The following article first appeared in Boulder Weekly.

Amber ale in 2018 might seem a little passé in a world dominated by hazies, adjunct-laden stouts and barrel-aged beasts. But not that long ago, amber was the ale that practically built the craft beer house. Immensely sessionable and immediately recognizable, amber ales were easy to drink — making it an enticing prospect to macro drinkers looking for something different — while also being flavorful enough for seasoned drinkers in search of something lighter. And as an accompaniment to a meal, amber has incredible versatility, harmonizing beautifully with everything from deli sandwiches to spicy Indian dishes and lettuce-based salads. Carlos Solis, the former executive chef at the Sheraton Four Points/LAX, recommends amber alongside salad topped with blue cheese, caramelized walnuts, bacon and coriander vinaigrette.

Technically speaking, amber ale is a medium-bodied beer, traditionally malty with an alcohol by volume range of 4.5 to 6.2 percent and a bitterness range of 20 to 40 International Bittering Units. The name comes from the beer’s color, which has caused some confusion depending on which beer encyclopedia you read. Many beers, from India pale ales to extra special bitters to barley wines, have a decidedly amber hue to them, but amber they are not.
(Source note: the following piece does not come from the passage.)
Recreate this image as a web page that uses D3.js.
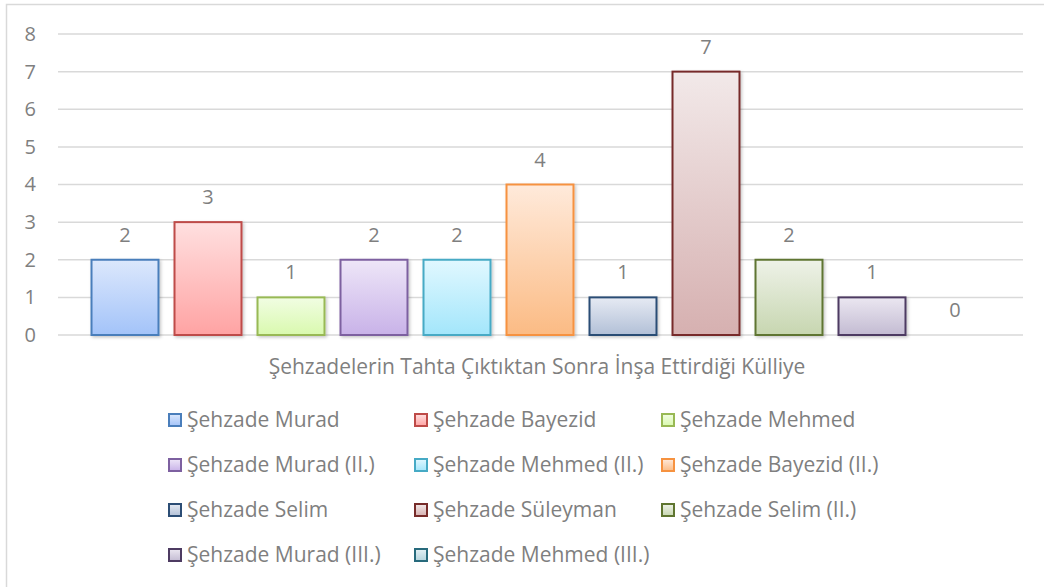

What makes an amber an amber is the malt: soft and sweet with notes of caramel, raisin, maybe even biscuit.

Atop the amber throne is the old favorite: Fat Tire from New Belgium Brewing. First brewed in 1991 by Jeff Lebesch, which he modeled after a Belgian beer aimed at English drinkers, Fat Tire might be the most recognizable Colorado craft beer out there. Smooth and gently sweet with flavors of browned caramel and toasted biscuit, Fat Tire benefits from a little pop of earthy and floral hops — Willamette, Goldings, Nugget — to give the beer balance. It’s a remarkable beer, one you’ve probably had a hundred, maybe even a thousand, times but it’s just as good now as it was then. Heck, even Craft Beer & Brewing readers voted Fat Tire the 26th best beer of 2018.

Closer to home and just as familiar is Mountain Sun Pub & Brewery’s Colorado Kind. First brewed in 1993, Colorado Kind has proven just as stable as Fat Tire, though the two have distinctly different flavor profiles. Leaning more on assertive hops — Cascade, specifically — Colorado Kind retains the sweet malt backbone while using the resin and pine from the hops to give the beer a wildly different aroma and flavor.

Those hops are evident in the nose and mouth, but keep a close eye on the glass as you drink: all that sticky lacing clings to the glass in defined rings with each sip. Like reading the cross-section of a tree, you can tell a lot about a drinker by how many rings they leave behind.

2018 marks Mountain Sun’s silver anniversary. In honor of those 25 years, Mountain Sun is discounting pints of Colorado Kind to $2.50 during happy hour across all five of their pubs. It’s a fine time to rediscover amber.